Good news and TW
And another while sitting in a bus, watching a construction worker at work, that smell at a construction site, which I cant really describe, really got me.
But I can't let this get to me now. Since for the first time in a while, I've got good news.
Just the other day, I had a thought..."I have to put up with this for another 6 months." Was having a bad day with my co worker, the one that knows, and spread it to another co worker, also previously referred to as 'that bitch'.
Anyway, the same day, a few hours later, I got a call saying I will be transferred to a different department. They called me first before notifying my superiors, to get my opinion on location. Of course I said, far away, anywhere, far away. And like that, my wish was granted. A day later, my co worker tells me, they received a letter saying I will be leaving to a different department, I couldn't let her know I knew already, so I pretended to be sad.
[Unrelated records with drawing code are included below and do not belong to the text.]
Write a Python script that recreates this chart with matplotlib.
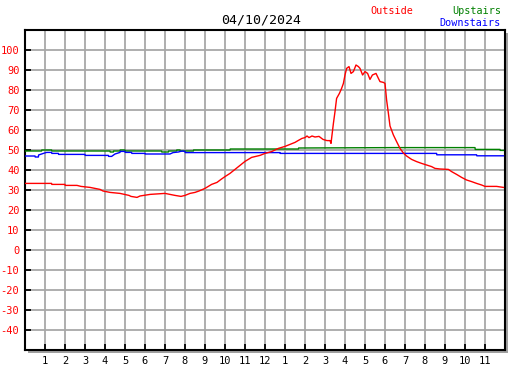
import matplotlib
matplotlib.use("Agg")
import matplotlib.pyplot as plt
from matplotlib.patches import Rectangle

# --- data (hour of day, temperature) ---
outside_h = [0.0, 1.33, 1.34, 2.0, 2.01, 2.6, 2.8, 3.25, 3.5, 3.75, 3.9, 4.25, 4.75, 5.2, 5.3, 5.6,
             5.75, 6.25, 7.0, 7.5, 7.8, 8.0, 8.25, 8.5, 8.7, 9.0, 9.33, 9.6, 9.8, 10.0, 10.25,
             10.5, 10.75, 11.0, 11.33, 11.75, 12.0, 12.33, 12.67, 13.0, 13.25, 13.5, 13.67, 13.85,
             14.0, 14.1, 14.2, 14.35, 14.5, 14.7, 14.9, 15.1, 15.25, 15.3, 15.42, 15.5, 15.58,
             15.72, 15.83, 15.92, 16.0, 16.08, 16.2, 16.3, 16.42, 16.55, 16.67, 16.75, 16.88,
             17.0, 17.13, 17.25, 17.37, 17.55, 17.67, 17.75, 17.92, 18.0, 18.08, 18.17, 18.25,
             18.42, 18.58, 18.75, 18.92, 19.08, 19.33, 19.58, 19.83, 20.08, 20.33, 20.5, 20.75,
             21.17, 21.33, 21.58, 21.83, 22.08, 22.33, 22.58, 22.83, 23.0, 23.58, 23.92]
outside_v = [33.3, 33.3, 32.8, 32.8, 32.3, 32.3, 31.8, 31.3, 30.8, 30.3, 29.5, 28.8, 28.3, 27.3,
             26.8, 26.3, 27.0, 27.8, 28.3, 27.3, 26.8, 27.3, 28.3, 28.8, 29.5, 30.8, 32.8, 33.8,
             35.3, 36.7, 38.3, 40.3, 42.3, 44.3, 46.3, 47.3, 48.3, 49.2, 50.8, 51.8, 52.8, 53.8,
             54.8, 55.8, 56.2, 57.0, 56.2, 57.0, 56.5, 56.8, 55.3, 54.7, 54.7, 53.3, 63.3, 69.2,
             75.8, 78.3, 80.8, 83.3, 87.5, 90.8, 91.7, 88.3, 89.2, 92.5, 91.7, 90.8, 87.5, 89.2,
             88.3, 85.3, 87.5, 88.3, 85.8, 84.2, 83.8, 83.3, 75.0, 68.3, 62.0, 57.5, 54.2, 50.8,
             48.5, 47.0, 45.3, 44.2, 43.3, 42.5, 41.7, 40.8, 40.5, 40.3, 39.2, 37.8, 36.3, 35.0,
             34.2, 33.3, 32.5, 31.8, 31.8, 31.3]

upstairs_h = [0.0, 0.83, 0.84, 1.33, 1.34, 4.25, 4.26, 4.42, 4.43, 4.75, 4.76, 5.0, 5.01, 6.83,
              6.84, 7.17, 7.18, 7.58, 7.59, 7.75, 7.76, 8.42, 8.43, 10.25, 10.26, 11.0, 11.01,
              13.67, 13.68, 18.5, 22.5, 22.51, 23.75, 23.76, 23.92]
upstairs_v = [49.5, 49.5, 50.0, 50.0, 49.5, 49.5, 49.0, 49.0, 49.5, 49.5, 50.0, 50.0, 49.5, 49.5,
              49.0, 49.0, 49.5, 49.5, 50.0, 50.0, 49.5, 49.5, 50.0, 50.0, 50.5, 50.5, 50.5,
              50.5, 51.0, 51.2, 51.2, 50.3, 50.3, 49.8, 49.8]

downstairs_h = [0.0, 0.5, 0.51, 0.67, 0.68, 0.92, 1.08, 1.33, 1.34, 1.67, 1.68, 3.0, 3.01, 4.17,
                4.18, 4.33, 4.5, 4.75, 4.76, 5.0, 5.01, 5.33, 5.34, 6.0, 6.01, 7.25, 7.4, 7.67,
                7.85, 8.0, 8.01, 12.75, 12.76, 20.58, 20.59, 22.58, 22.59, 23.92]
downstairs_v = [47.0, 47.0, 46.5, 46.5, 47.5, 48.3, 48.8, 48.8, 48.3, 48.3, 47.8, 47.8, 47.3, 47.3,
                46.8, 46.8, 48.0, 48.8, 49.3, 49.3, 48.8, 48.8, 48.3, 48.3, 48.0, 48.0, 48.7,
                49.0, 49.5, 49.3, 48.7, 48.7, 48.3, 48.3, 47.6, 47.6, 47.1, 47.1]

hour_ticks = list(range(1, 24))
hour_labels = [str(h if h <= 12 else h - 12) for h in hour_ticks]
temp_ticks = list(range(-40, 101, 10))

W, H = 527, 370
fig = plt.figure(figsize=(W / 100, H / 100), dpi=100)
fig.patch.set_facecolor("white")

# plot box in pixels: left 25, right 505, top 30, bottom 350
left, right, top, bottom = 25, 505, 30, 350
ax_rect = [left / W, (H - bottom) / H, (right - left) / W, (bottom - top) / H]

# grey drop shadow behind the box
fig.patches.append(Rectangle(((left + 3) / W, (H - bottom - 3) / H), (right - left) / W,
                             (bottom - top) / H, transform=fig.transFigure,
                             facecolor="#a0a0a0", edgecolor="none", zorder=0))

ax = fig.add_axes(ax_rect)
ax.set_facecolor("white")
ax.set_zorder(1)

ax.plot(outside_h, outside_v, color="red", lw=1.0, zorder=4)
ax.plot(upstairs_h, upstairs_v, color="#008000", lw=1.0, zorder=3)
ax.plot(downstairs_h, downstairs_v, color="blue", lw=1.0, zorder=3)

ax.set_xlim(0, 24)
ax.set_ylim(-50, 110)
ax.set_xticks(hour_ticks)
ax.set_xticklabels(hour_labels)
ax.set_yticks(temp_ticks)
ax.set_yticklabels([str(t) for t in temp_ticks])
ax.grid(True, color="#a8a8a8", lw=1.3, zorder=0)
ax.set_axisbelow(True)

ax.tick_params(direction="in", length=4, width=1.3, color="black", pad=4)
ax.tick_params(axis="y", labelcolor="red", labelsize=7.5)
ax.tick_params(axis="x", labelcolor="black", labelsize=7.5)
for lbl in ax.get_xticklabels() + ax.get_yticklabels():
    lbl.set_family("DejaVu Sans Mono")
for sp in ax.spines.values():
    sp.set_color("black")
    sp.set_linewidth(1.5)

mono = "DejaVu Sans Mono"
fig.text(261 / W, 1 - 20 / H, "04/10/2024", ha="center", va="center", fontsize=9.5,
         family=mono, color="black")
fig.text(370 / W, 1 - 11 / H, "Outside", ha="left", va="center", fontsize=7.3,
         family=mono, color="red")
fig.text(501 / W, 1 - 11 / H, "Upstairs", ha="right", va="center", fontsize=7.3,
         family=mono, color="#008000")
fig.text(501 / W, 1 - 23 / H, "Downstairs", ha="right", va="center", fontsize=7.3,
         family=mono, color="blue")

fig.savefig("out.png", dpi=100)
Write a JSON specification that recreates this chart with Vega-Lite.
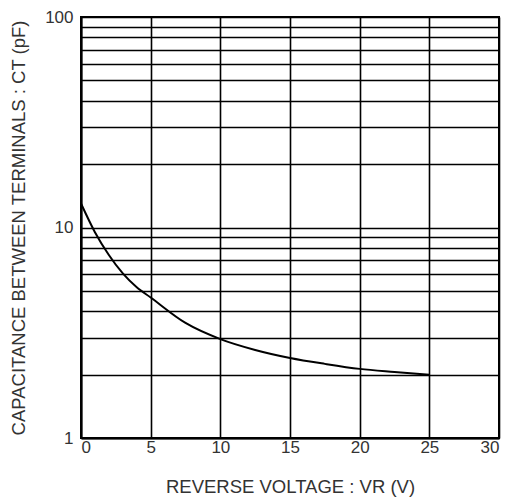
{
  "$schema": "https://vega.github.io/schema/vega-lite/v6.json",
  "width": 418,
  "height": 421,
  "autosize": {"type": "none"},
  "padding": {"left": 81, "top": 17, "right": 9, "bottom": 66},
  "background": "white",
  "config": {
    "view": {"stroke": "black", "strokeWidth": 2},
    "font": "Liberation Sans",
    "axis": {
      "labelFont": "Liberation Sans",
      "titleFont": "Liberation Sans",
      "labelFontSize": 17,
      "titleFontSize": 18.5,
      "titleFontWeight": "normal",
      "labelColor": "#333",
      "titleColor": "#333",
      "grid": true,
      "gridColor": "black",
      "gridOpacity": 1,
      "gridWidth": 1.6,
      "ticks": false,
      "domainColor": "black",
      "domainWidth": 2
    }
  },
  "data": {
    "values": [
      {"v": 0, "c": 13.0},
      {"v": 1, "c": 9.5},
      {"v": 2, "c": 7.4},
      {"v": 3, "c": 6.05},
      {"v": 4, "c": 5.2},
      {"v": 5, "c": 4.65},
      {"v": 7.5, "c": 3.52},
      {"v": 10, "c": 2.95},
      {"v": 12.5, "c": 2.62},
      {"v": 15, "c": 2.4},
      {"v": 17.5, "c": 2.25},
      {"v": 20, "c": 2.13},
      {"v": 22.5, "c": 2.06},
      {"v": 25, "c": 2.0}
    ]
  },
  "mark": {"type": "line", "color": "black", "strokeWidth": 2, "interpolate": "monotone"},
  "encoding": {
    "x": {
      "field": "v",
      "type": "quantitative",
      "scale": {"domain": [0, 30], "nice": false},
      "axis": {
        "values": [0, 5, 10, 15, 20, 25, 30],
        "title": "REVERSE  VOLTAGE : VR (V)",
        "labelPadding": 1,
        "titlePadding": 22
      }
    },
    "y": {
      "field": "c",
      "type": "quantitative",
      "scale": {"type": "log", "domain": [1, 100], "nice": false},
      "axis": {
        "values": [1, 2, 3, 4, 5, 6, 7, 8, 9, 10, 20, 30, 40, 50, 60, 70, 80, 90, 100],
        "format": "d",
        "labelExpr": "datum.value == 1 || datum.value == 10 || datum.value == 100 ? datum.label : ''",
        "title": "CAPACITANCE BETWEEN TERMINALS : CT (pF)",
        "labelPadding": 8,
        "titlePadding": 16
      }
    }
  }
}
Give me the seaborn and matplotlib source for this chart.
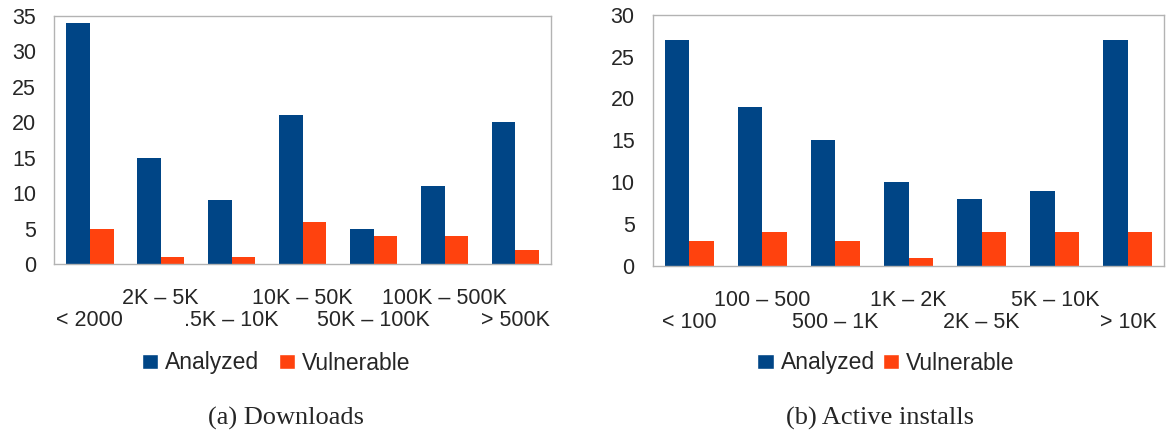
import numpy as np
import pandas as pd
import matplotlib
matplotlib.use('Agg')
import matplotlib.pyplot as plt
import seaborn as sns
from matplotlib.patches import Patch

# data
dl_labels = ['< 2000', '2K – 5K', '.5K – 10K', '10K – 50K', '50K – 100K', '100K – 500K', '> 500K']
dl_analyzed = [34, 15, 9, 21, 5, 11, 20]
dl_vulnerable = [5, 1, 1, 6, 4, 4, 2]

ai_labels = ['< 100', '100 – 500', '500 – 1K', '1K – 2K', '2K – 5K', '5K – 10K', '> 10K']
ai_analyzed = [27, 19, 15, 10, 8, 9, 27]
ai_vulnerable = [3, 4, 3, 1, 4, 4, 4]

series = ['Analyzed', 'Vulnerable']
colors = ['#004586', '#ff420e']

sns.set_style('white')
plt.rcParams['font.family'] = ['Liberation Sans', 'DejaVu Sans']

fig = plt.figure(figsize=(11.67, 4.36), dpi=100)
ax1 = fig.add_axes([0.0465, 0.3938, 0.4256, 0.5702])
ax2 = fig.add_axes([0.5593, 0.3899, 0.4385, 0.5764])


def draw(ax, labels, analyzed, vulnerable, ymax):
    df = pd.DataFrame({
        'cat': labels * 2,
        'val': analyzed + vulnerable,
        'series': ['Analyzed'] * len(labels) + ['Vulnerable'] * len(labels),
    })
    sns.barplot(data=df, x='cat', y='val', hue='series', order=labels,
                hue_order=series, palette=colors, saturation=1, width=0.67,
                linewidth=0, ax=ax, legend=False)
    ax.set_xlim(-0.5, len(labels) - 0.5)
    ax.set_ylim(0, ymax)
    ax.set_yticks(np.arange(0, ymax + 1, 5))
    ax.set_xlabel('')
    ax.set_ylabel('')
    ax.set_xticks(range(len(labels)))
    ax.set_xticklabels(labels)
    ax.set_xticks(np.arange(-0.5, len(labels)), minor=True)
    ax.tick_params(axis='x', which='major', length=0, pad=17, labelsize=15.5)
    ax.tick_params(axis='x', which='minor', length=9, width=1, color='#b3b3b3', direction='out')
    ax.tick_params(axis='y', length=9, width=1, color='#b3b3b3', direction='out', pad=4, labelsize=15.5)
    # staggered category labels: every other one goes on a second row
    for i, t in enumerate(ax.xaxis.get_major_ticks()):
        if i % 2 == 0:
            t.set_pad(33)
    for s in ax.spines.values():
        s.set_color('#b3b3b3')
        s.set_linewidth(1)
        s.set_visible(True)


draw(ax1, dl_labels, dl_analyzed, dl_vulnerable, 35)
draw(ax2, ai_labels, ai_analyzed, ai_vulnerable, 30)

handles = [Patch(facecolor=c, label=s) for c, s in zip(colors, series)]
for cx, colsp in [(276 / 1167, 0.85), (886 / 1167, 0.35)]:
    fig.legend(handles=handles, loc='center', bbox_to_anchor=(cx, 1 - 363 / 436),
               ncol=2, frameon=False, fontsize=16.5, handlelength=0.72, handleheight=0.6,
               handletextpad=0.3, columnspacing=colsp, borderpad=0)

fig.text(286 / 1167, 1 - 418 / 436, '(a) Downloads', ha='center', va='center',
         fontsize=19, family=['Liberation Serif', 'DejaVu Serif'])
fig.text(880 / 1167, 1 - 418 / 436, '(b) Active installs', ha='center', va='center',
         fontsize=19, family=['Liberation Serif', 'DejaVu Serif'])

fig.savefig('out.png', dpi=100)
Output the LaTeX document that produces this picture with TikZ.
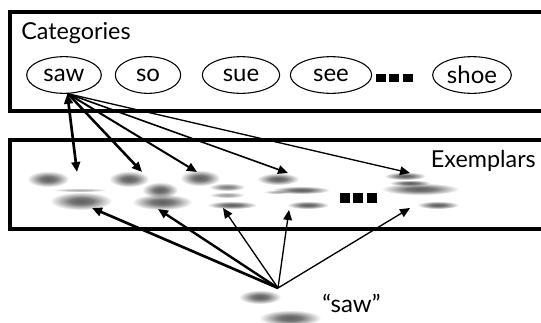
\documentclass[tikz,border=0pt]{standalone}
\usepackage{fontspec}
\setmainfont{Lato}
\usetikzlibrary{arrows.meta,fadings,shapes.geometric}

%soft blot: opaque core, fading out towards the rim
\pgfdeclareradialshading{blotshade}{\pgfpointorigin}{color(0bp)=(white); color(9bp)=(white!85!black); color(25bp)=(black); color(50bp)=(black)}
\pgfdeclarefading{fuzzy}{\pgfuseshading{blotshade}}

\begin{document}
\begin{tikzpicture}[x=0.75pt,y=0.75pt,yscale=-1,xscale=1,
    panel/.style={line width=2.4pt},
    word/.style={draw, ellipse, line width=0.8pt, inner sep=0pt, minimum height=27.5pt, font=\fontsize{18}{20}\selectfont},
    title/.style={font=\fontsize{17.5}{20}\selectfont, inner sep=0pt},
    smudge/.style={fill={rgb, 255:red, 95; green, 95; blue, 95 }, path fading=fuzzy},
    tip/.style={-{Triangle[length=7.5pt,width=6.5pt]}},
    twotip/.style={{Triangle[length=7.5pt,width=6.5pt]}-{Triangle[length=7.5pt,width=6.5pt]}},
  ]
		\useasboundingbox (0,0) rectangle (541,322);
		\clip (0,0) rectangle (541,322);
		
		%panels, running off the right side
		\draw [panel] (10,12) rectangle (570,111) ;
		\draw [panel] (10,140) rectangle (570,229) ;
		
		\node [title, anchor=base west] (cattitle) at (21,39) {Categories};
		\node [title, anchor=base east] (extitle) at (536,167) {Exemplars};
		
		%category words
		\node [word, minimum width=56pt] (saw) at (64,75) {saw};
		\node [word, minimum width=49pt] (so) at (148,75) {so};
		\node [word, minimum width=58pt] (sue) at (241,75) {sue};
		\node [word, minimum width=61pt] (see) at (331,75) {see};
		\node [word, minimum width=59pt] (shoe) at (472,75) {shoe};
		\fill (376,74) rectangle (386,82) ;
		\fill (389,74) rectangle (399,82) ;
		\fill (403,74) rectangle (413,82) ;
		
		%exemplar 1
		\fill [smudge] (48,179) ellipse [x radius=21, y radius=8] ;
		\fill [smudge, opacity=0.5] (80,190) ellipse [x radius=28, y radius=2] ;
		\fill [smudge] (81,201) ellipse [x radius=31, y radius=9] ;
		%exemplar 2
		\fill [smudge] (129,179) ellipse [x radius=20, y radius=8] ;
		\fill [smudge] (160,190) ellipse [x radius=18, y radius=8] ;
		\fill [smudge] (162,202) ellipse [x radius=30, y radius=8] ;
		%exemplar 3
		\fill [smudge] (200,178) ellipse [x radius=20, y radius=8] ;
		\fill [smudge, opacity=0.8] (227,187) ellipse [x radius=18, y radius=4] ;
		\fill [smudge, opacity=0.6] (227,195) ellipse [x radius=18, y radius=3] ;
		\fill [smudge] (232,205) ellipse [x radius=25, y radius=4] ;
		%exemplar 4
		\fill [smudge] (278,179) ellipse [x radius=21, y radius=6] ;
		\fill [smudge, opacity=0.5] (277,192) ellipse [x radius=14, y radius=2] ;
		\fill [smudge] (301,190) ellipse [x radius=29, y radius=4] ;
		\fill [smudge] (308,205) ellipse [x radius=21, y radius=4] ;
		%exemplar 5
		\fill [smudge] (405,176) ellipse [x radius=21, y radius=4] ;
		\fill [smudge] (410,183) ellipse [x radius=21, y radius=3] ;
		\fill [smudge] (420,189) ellipse [x radius=39, y radius=6] ;
		\fill [smudge] (438,205) ellipse [x radius=21, y radius=4] ;
		
		\fill (340,193) rectangle (350,203) ;
		\fill (353,193) rectangle (363,203) ;
		\fill (367,193) rectangle (377,203) ;
		
		%the heard token
		\fill [smudge] (260,297) ellipse [x radius=21, y radius=7] ;
		\fill [smudge] (290,318) ellipse [x radius=31, y radius=8] ;
		\node [title, anchor=base west, font=\fontsize{18}{20}\selectfont] (heard) at (322,312) {``saw''};
		
		\coordinate (e1t) at (77,172);
		\coordinate (e2t) at (142,172);
		\coordinate (e3t) at (197,172);
		\coordinate (e4t) at (288,173);
		\coordinate (e5t) at (410,173);
		\coordinate (e1b) at (92,208);
		\coordinate (e2b) at (158,209);
		\coordinate (e3b) at (223,208);
		\coordinate (e4b) at (289,210);
		\coordinate (e5b) at (410,208);
		\coordinate (ear) at (278,288);
		
		%category to exemplars
		\draw [twotip, line width=2pt] (saw.-80) -- (e1t) ;
		\draw [tip, line width=1.9pt] (saw.-78) -- (e2t) ;
		\draw [tip, line width=1.5pt] (saw.-78) -- (e3t) ;
		\draw [tip, line width=1.2pt] (saw.-78) -- (e4t) ;
		\draw [tip, line width=1pt] (saw.-78) -- (e5t) ;
		
		%token to exemplars
		\draw [tip, line width=2pt] (ear) -- (e1b) ;
		\draw [tip, line width=1.8pt] (ear) -- (e2b) ;
		\draw [tip, line width=1pt] (ear) -- (e3b) ;
		\draw [tip, line width=1pt] (ear) -- (e4b) ;
		\draw [tip, line width=1pt] (ear) -- (e5b) ;
		
		\end{tikzpicture}
\end{document}
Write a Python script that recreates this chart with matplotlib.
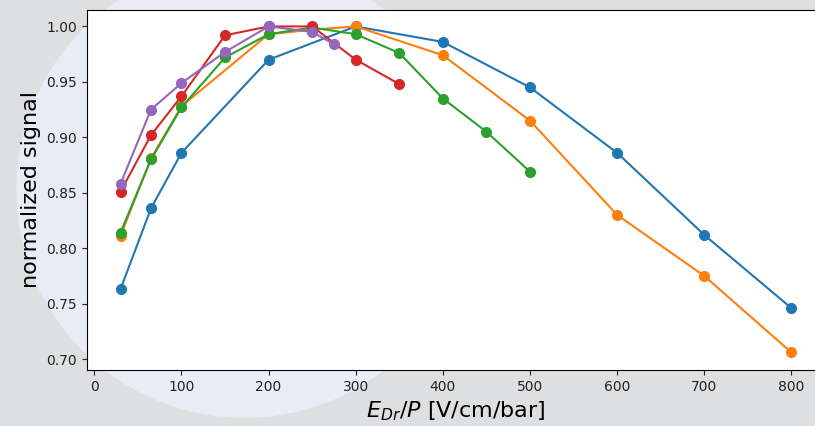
import matplotlib.pyplot as plt
from matplotlib.patches import Ellipse

# drift field over pressure [V/cm/bar] and normalized signal per series
x_blue = [30, 65, 100, 200, 300, 400, 500, 600, 700, 800]
y_blue = [0.763, 0.836, 0.886, 0.970, 1.000, 0.986, 0.945, 0.886, 0.812, 0.746]

x_orange = [30, 65, 100, 200, 250, 300, 400, 500, 600, 700, 800]
y_orange = [0.811, 0.881, 0.928, 0.993, 0.997, 1.000, 0.974, 0.915, 0.830, 0.775, 0.706]

x_green = [30, 65, 100, 150, 200, 250, 300, 350, 400, 450, 500]
y_green = [0.814, 0.880, 0.927, 0.972, 0.993, 0.999, 0.993, 0.976, 0.935, 0.905, 0.869]

x_red = [30, 65, 100, 150, 200, 250, 300, 350]
y_red = [0.851, 0.902, 0.937, 0.992, 1.000, 1.000, 0.970, 0.948]

x_purple = [30, 65, 100, 150, 200, 250, 275]
y_purple = [0.858, 0.925, 0.949, 0.977, 1.000, 0.995, 0.984]

series = [
    (x_blue, y_blue, 'tab:blue'),
    (x_orange, y_orange, 'tab:orange'),
    (x_green, y_green, 'tab:green'),
    (x_red, y_red, 'tab:red'),
    (x_purple, y_purple, 'tab:purple'),
]

fig = plt.figure(figsize=(8.15, 4.26), dpi=100)
fig.patch.set_facecolor('#dedfe1')

# light slide background circle behind the plot (round in pixels)
fig.patches.append(Ellipse((0.30, 0.554), 0.56, 1.07, transform=fig.transFigure,
                           facecolor='#e9ecf4', edgecolor='none', zorder=-1))

ax = fig.add_axes([0.1067, 0.1315, 0.9055, 0.845])
ax.set_facecolor('white')

for xs, ys, c in series:
    ax.plot(xs, ys, '-o', color=c, linewidth=1.5, markersize=7)

ax.set_xlim(-8.5, 838.5)
ax.set_ylim(0.6902, 1.0148)
ax.set_xticks([0, 100, 200, 300, 400, 500, 600, 700, 800])
ax.set_yticks([0.70, 0.75, 0.80, 0.85, 0.90, 0.95, 1.00])
ax.tick_params(labelsize=10, colors='#222222')

ax.set_xlabel(r'$E_{Dr}/P$ [V/cm/bar]', fontsize=16)
ax.set_ylabel('normalized signal', fontsize=16)

fig.savefig('out.png', dpi=100, facecolor=fig.get_facecolor())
A new start. It's what I've been hoping for a long time, to get away from these people who know no concept of privacy, who give me pity looks on a daily basis, and have hushed tones. They may not realize just how well I understand the language, so I often listen to the things they say while I'm still in the room :/
But no more of this, I get a fresh start, new area, new colleagues, new environment, and no contact whatsoever with the previous. This time I will be careful of who I trust, if I trust at all. But I couldn't be happier about this, I really feel going to a workplace where I can feel comfortable again, a place where nobody knows, i think it will help me a great deal on my anxiety and healing.